随着数据实时流入,Delta内的小文件会迅速增多。针对这种情况,有两种解决方案:

  • 对表进行分区。一方面,写入多数情况下是针对最近的分区,历史分区修改往往频次不是很高,这个时候对历史分区进行compaction操作,compaction因事务冲突失败的可能性较低。另一方面,带有分区谓词的查询效率较不分区的情况会高很多。
  • 在流式写入的过程中,定期进行compation操作。例如,每过10个mini batch进行一次compaction。这种方式不存在compaction由于事务冲突失败的问题,但是由于compaction可能会影响到后续mini batch的时效性,因此采用这种方式要注意控制compaction的频次。
对于时效性要求不是那么高的场景,又担心compation因事务冲突失败,可以采用如下所示处理。在这种方式中,binlog的数据被定期收集到OSS上(可以通过DTS到Kafka然后借助kafka-connect-oss将binlog定期收集到OSS,也可以采用其他工具),然后启动spark批作业读取OSS上的binlog,一次性的将binlog合并到Delta Lake。其流程图如下所示。cdc_delta
说明 虚线部分可替换为其他可能方案。

附录:Kafka内binlog格式窥探

DTS同步到Kafka的binlog是avro编码的。

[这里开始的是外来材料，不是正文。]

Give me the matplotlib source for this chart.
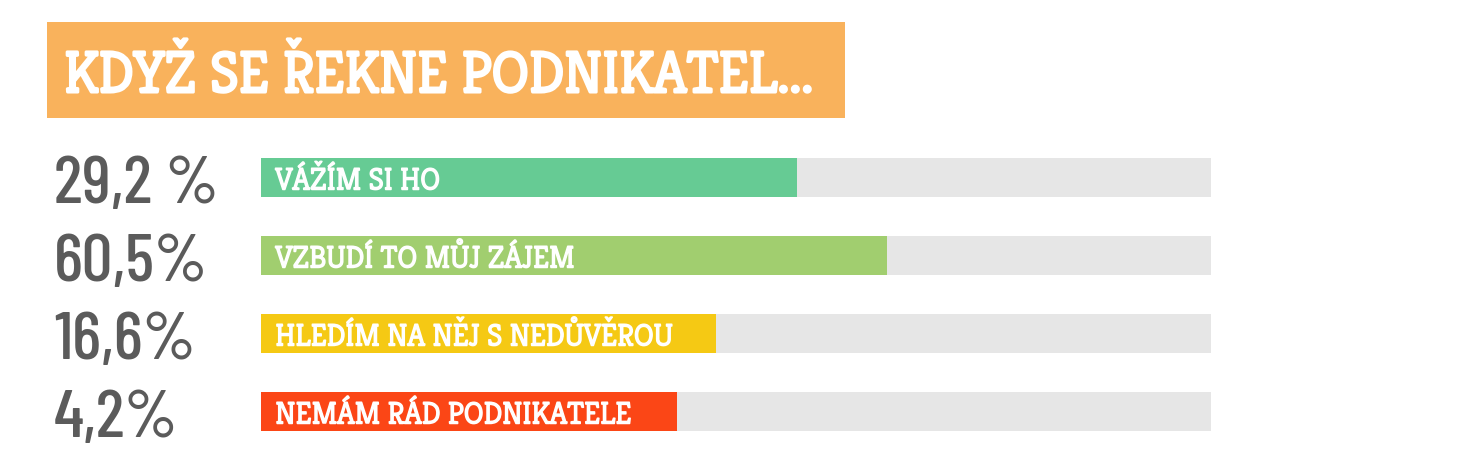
import matplotlib.pyplot as plt
import matplotlib.patheffects as pe
from matplotlib.patches import Rectangle

# data
title = "KDYŽ SE ŘEKNE PODNIKATEL..."
categories = ["VÁŽÍM SI HO", "VZBUDÍ TO MŮJ ZÁJEM", "HLEDÍM NA NĚJ S NEDŮVĚROU", "NEMÁM RÁD PODNIKATELE"]
pct_labels = ["29,2 %", "60,5%", "16,6%", "4,2%"]
bar_fill = [56.4, 65.9, 47.9, 43.8]  # visible fill length, % of track
track = [100, 100, 100, 100]
colors = ["#66CB94", "#A1CE6F", "#F5C914", "#FB4616"]

slab = ["Kreon", "DejaVu Serif"]
narrow = ["Barlow Condensed", "DejaVu Sans"]

W, H = 1457, 472
fig = plt.figure(figsize=(W / 100, H / 100), dpi=100)
fig.patch.set_facecolor("white")


def fit_width(t, target):
    # scale font size so the text is target pixels wide
    fig.canvas.draw()
    w = t.get_window_extent().width
    t.set_fontsize(t.get_fontsize() * target / w)


# title box
fig.add_artist(Rectangle((47 / W, 1 - 118 / H), 798 / W, 96 / H,
                         transform=fig.transFigure, facecolor="#F9B25C", edgecolor="none"))
tt = fig.text(64 / W, 1 - 92 / H, title, color="white", fontsize=40,
              family=slab, weight="bold", va="baseline", ha="left")
fit_width(tt, 750)
# heavier strokes, like the poster font
tt.set_path_effects([pe.withStroke(linewidth=2.2, foreground="white")])

# bars
ax = fig.add_axes([261 / W, 1 - 450 / H, 950 / W, 312 / H])
y = range(len(categories))
ax.barh(y, track, height=39 / 78, color="#E6E6E6")
ax.barh(y, bar_fill, height=39 / 78, color=colors)
ax.set_xlim(0, 100)
ax.set_ylim(3.5, -0.5)
ax.axis("off")

cat_txt, pct_txt = [], []
for i, (cat, p) in enumerate(zip(categories, pct_labels)):
    cat_txt.append(ax.text(1.5, i + 0.16, cat, color="white", fontsize=20, family=slab,
                           weight="medium", va="baseline", ha="left",
                           path_effects=[pe.withStroke(linewidth=1.1, foreground="white")]))
    pct_txt.append(ax.text(-21.8, i + 0.33, p, color="#5B5B5B", fontsize=46, family=narrow,
                           weight="medium", va="baseline", ha="left", clip_on=False))

fit_width(cat_txt[0], 165)
for t in cat_txt[1:]:
    t.set_fontsize(cat_txt[0].get_fontsize())
fit_width(pct_txt[1], 154)
for t in pct_txt:
    t.set_fontsize(pct_txt[1].get_fontsize())

fig.savefig("out.png", dpi=100)
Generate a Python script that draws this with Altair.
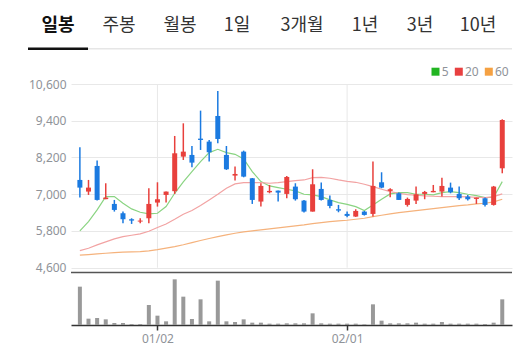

如果要探查其文本形式,我们需要借助EMR提供的一个avro解析的UDF:dts_binlog_parser。

  • Scala
    • bash
      spark-shell --master local --use-emr-datasource
    • scala
      在启动的spark-shell中执行以下命令。
      spark.read
          .format("kafka")
          .option("kafka.bootstrap.servers", "192.168.XX.XX:9092")
          .option("subscribe", "sales")
          .option("maxOffsetsPerTrigger", 1000)
          .load()
          .createTempView("kafkaData")
      
      val kafkaDF = spark.sql("SELECT dts_binlog_parser(value) FROM kafkaData")
      
      kafkaDF.show(false)
  • SQL
    • bash
      streaming-sql --master local --use-emr-datasource
    • SQL
      CREATE TABLE kafkaData
      USING kafka
      OPTIONS(
      kafka.bootstrap.servers='192.168.XX.XX:9092',
      subscribe='sales'
      );
      
      SELECT dts_binlog_parser(value) FROM kafkaData;

最终显示结果如下所示。

+--------+---------------------------------------------+---------------+----------+-------------------+---------+----------------------------+------------+--------------------------------------------------------------+
|recordid|source                                       |dbtable        |recordtype|recordtimestamp    |extratags|fields                      |beforeimages|afterimages                                                   |
+--------+---------------------------------------------+---------------+----------+-------------------+---------+----------------------------+------------+--------------------------------------------------------------+
|1       |{"sourceType": "MySQL", "version": "0.0.0.0"}|delta_cdc.sales|INIT      |1970-01-01 08:00:00|{}       |["id","date","name","sales"]|{}          |{"sales":"323.0","date":"2019-11-11","name":"Robert","id":"1"}|
|2       |{"sourceType": "MySQL", "version": "0.0.0.0"}|delta_cdc.sales|INIT      |1970-01-01 08:00:00|{}       |["id","date","name","sales"]|{}          |{"sales":"500.0","date":"2019-11-11","name":"Lee","id":"2"}   |
|3       |{"sourceType": "MySQL", "version": "0.0.0.0"}|delta_cdc.sales|INIT      |1970-01-01 08:00:00|{}       |["id","date","name","sales"]|{}          |{"sales":"136.0","date":"2019-11-12","name":"Robert","id":"3"}|
|4       |{"sourceType": "MySQL", "version": "0.0.0.0"}|delta_cdc.sales|INIT      |1970-01-01 08:00:00|{}       |["id","date","name","sales"]|{}          |{"sales":"211.0","date":"2019-11-13","name":"Lee","id":"4"}   |
+--------+---------------------------------------------+---------------+----------+-------------------+---------+----------------------------+------------+--------------------------------------------------------------+